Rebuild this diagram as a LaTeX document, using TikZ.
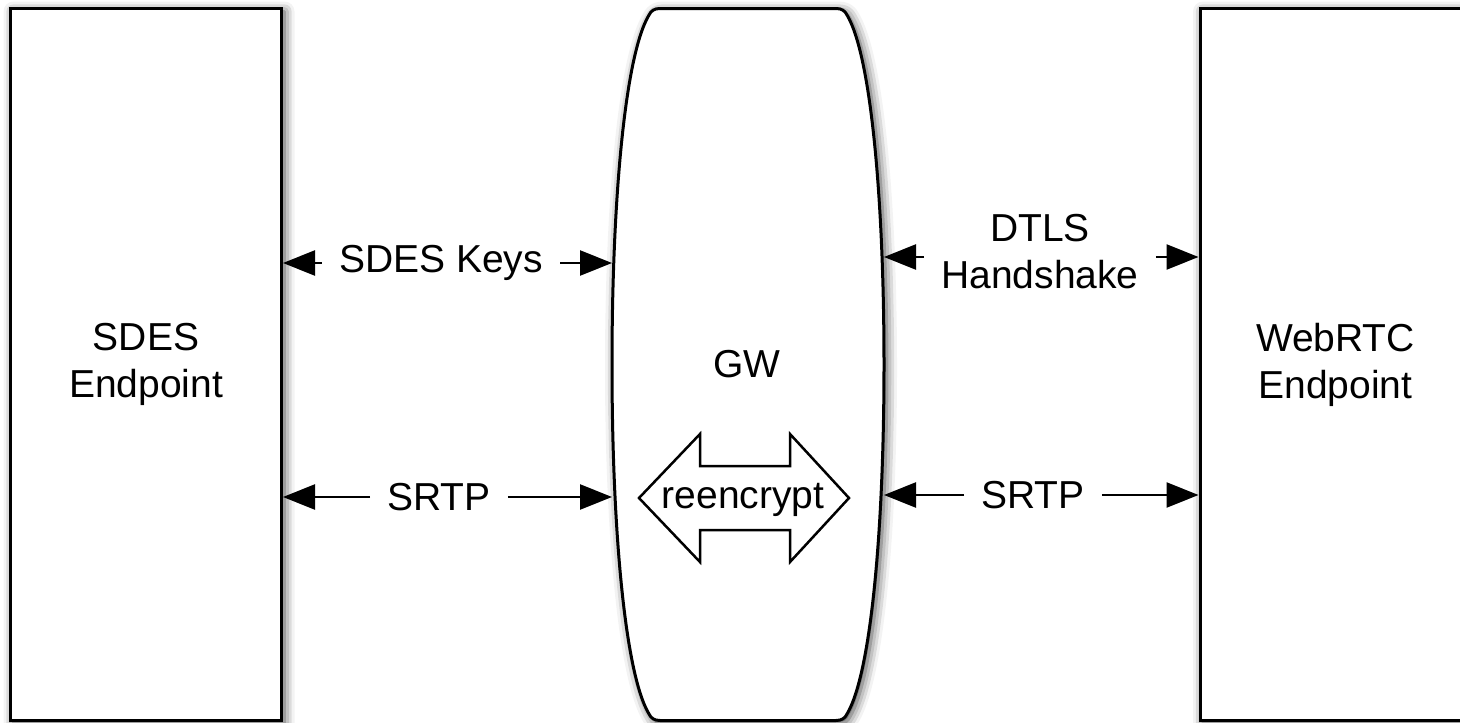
\documentclass[tikz,border=0pt]{standalone}
\usepackage{fontspec}
\setmainfont{Liberation Sans}
\usetikzlibrary{arrows.meta,shadows.blur}

\begin{document}
\begin{tikzpicture}[x=1pt, y=-1pt, >={Triangle[length=32pt,width=25pt,fill=black]}]
\tikzset{
  every node/.style={font=\fontsize{39}{47}\selectfont},
  softshadow/.style={blur shadow={shadow xshift=3pt, shadow yshift=-3pt,
    shadow blur radius=10pt, shadow opacity=75}},
  endpoint/.style={
    draw, rectangle, fill=white, line width=3pt,
    minimum width=271pt, minimum height=712pt,
    align=center, softshadow
  },
  gwshape/.style={draw, fill=white, line width=3pt, softshadow},
  dblarrow/.style={draw, fill=white, line width=2.5pt, line join=miter},
  lbl/.style={inner xsep=17pt, inner ysep=0pt, align=center},
  link/.style={->, draw=black, line width=2.5pt}
}
\useasboundingbox (0,0) rectangle (1460,723);

\node[endpoint] (sdes)   at (146,364.5)    {SDES\\Endpoint};
\node[endpoint] (webrtc) at (1335.5,364.5) {WebRTC\\Endpoint};

\draw[gwshape] (660,8.5) -- (836,8.5)
  .. controls (842,8.5) and (845,11) .. (847,15)
  .. controls (871,55) and (884,200) .. (884,364.5)
  .. controls (884,529) and (871,674) .. (847,714)
  .. controls (845,718) and (842,720.5) .. (836,720.5)
  -- (660,720.5)
  .. controls (654,720.5) and (651,718) .. (649,714)
  .. controls (625,674) and (612,529) .. (612,364.5)
  .. controls (612,200) and (625,55) .. (649,15)
  .. controls (651,11) and (654,8.5) .. (660,8.5) -- cycle;
\node (gw) at (747,364) {GW};

\draw[dblarrow] (639,498) -- (700,434) -- (700,466) -- (790,466) -- (790,434)
  -- (849,498) -- (790,562) -- (790,530) -- (700,530) -- (700,562) -- cycle;
\node (re) at (743,500) {reencrypt};

\coordinate (gwa) at (612,263);
\coordinate (gwb) at (612,497);
\coordinate (gwc) at (884,257);
\coordinate (gwd) at (884,495);

\node[lbl] (keys)  at (441,263)  {SDES Keys};
\node[lbl] (srtpa) at (439,497)  {SRTP};
\node[lbl] (dtls)  at (1040,252) {DTLS\\Handshake};
\node[lbl] (srtpb) at (1033,495) {SRTP};

\draw[link] (keys.west) -- (sdes.east |- keys.west);
\draw[link] (keys.east) -- (gwa);
\draw[link] (srtpa.west) -- (sdes.east |- srtpa.west);
\draw[link] (srtpa.east) -- (gwb);
\draw[link] ([yshift=-5pt]dtls.west) -- (gwc);
\draw[link] ([yshift=-5pt]dtls.east) -- (webrtc.west |- gwc);
\draw[link] (srtpb.west) -- (gwd);
\draw[link] (srtpb.east) -- (webrtc.west |- gwd);
\end{tikzpicture}
\end{document}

================

DIRECTIONS: In the copy, include no pictures; restate the listing above exactly.

SOLUTION:
Rebuild this diagram as a LaTeX document, using TikZ.
\documentclass[tikz,border=0pt]{standalone}
\usepackage{fontspec}
\setmainfont{Liberation Sans}
\usetikzlibrary{arrows.meta,shadows.blur}

\begin{document}
\begin{tikzpicture}[x=1pt, y=-1pt, >={Triangle[length=32pt,width=25pt,fill=black]}]
\tikzset{
  every node/.style={font=\fontsize{39}{47}\selectfont},
  softshadow/.style={blur shadow={shadow xshift=3pt, shadow yshift=-3pt,
    shadow blur radius=10pt, shadow opacity=75}},
  endpoint/.style={
    draw, rectangle, fill=white, line width=3pt,
    minimum width=271pt, minimum height=712pt,
    align=center, softshadow
  },
  gwshape/.style={draw, fill=white, line width=3pt, softshadow},
  dblarrow/.style={draw, fill=white, line width=2.5pt, line join=miter},
  lbl/.style={inner xsep=17pt, inner ysep=0pt, align=center},
  link/.style={->, draw=black, line width=2.5pt}
}
\useasboundingbox (0,0) rectangle (1460,723);

\node[endpoint] (sdes)   at (146,364.5)    {SDES\\Endpoint};
\node[endpoint] (webrtc) at (1335.5,364.5) {WebRTC\\Endpoint};

\draw[gwshape] (660,8.5) -- (836,8.5)
  .. controls (842,8.5) and (845,11) .. (847,15)
  .. controls (871,55) and (884,200) .. (884,364.5)
  .. controls (884,529) and (871,674) .. (847,714)
  .. controls (845,718) and (842,720.5) .. (836,720.5)
  -- (660,720.5)
  .. controls (654,720.5) and (651,718) .. (649,714)
  .. controls (625,674) and (612,529) .. (612,364.5)
  .. controls (612,200) and (625,55) .. (649,15)
  .. controls (651,11) and (654,8.5) .. (660,8.5) -- cycle;
\node (gw) at (747,364) {GW};

\draw[dblarrow] (639,498) -- (700,434) -- (700,466) -- (790,466) -- (790,434)
  -- (849,498) -- (790,562) -- (790,530) -- (700,530) -- (700,562) -- cycle;
\node (re) at (743,500) {reencrypt};

\coordinate (gwa) at (612,263);
\coordinate (gwb) at (612,497);
\coordinate (gwc) at (884,257);
\coordinate (gwd) at (884,495);

\node[lbl] (keys)  at (441,263)  {SDES Keys};
\node[lbl] (srtpa) at (439,497)  {SRTP};
\node[lbl] (dtls)  at (1040,252) {DTLS\\Handshake};
\node[lbl] (srtpb) at (1033,495) {SRTP};

\draw[link] (keys.west) -- (sdes.east |- keys.west);
\draw[link] (keys.east) -- (gwa);
\draw[link] (srtpa.west) -- (sdes.east |- srtpa.west);
\draw[link] (srtpa.east) -- (gwb);
\draw[link] ([yshift=-5pt]dtls.west) -- (gwc);
\draw[link] ([yshift=-5pt]dtls.east) -- (webrtc.west |- gwc);
\draw[link] (srtpb.west) -- (gwd);
\draw[link] (srtpb.east) -- (webrtc.west |- gwd);
\end{tikzpicture}
\end{document}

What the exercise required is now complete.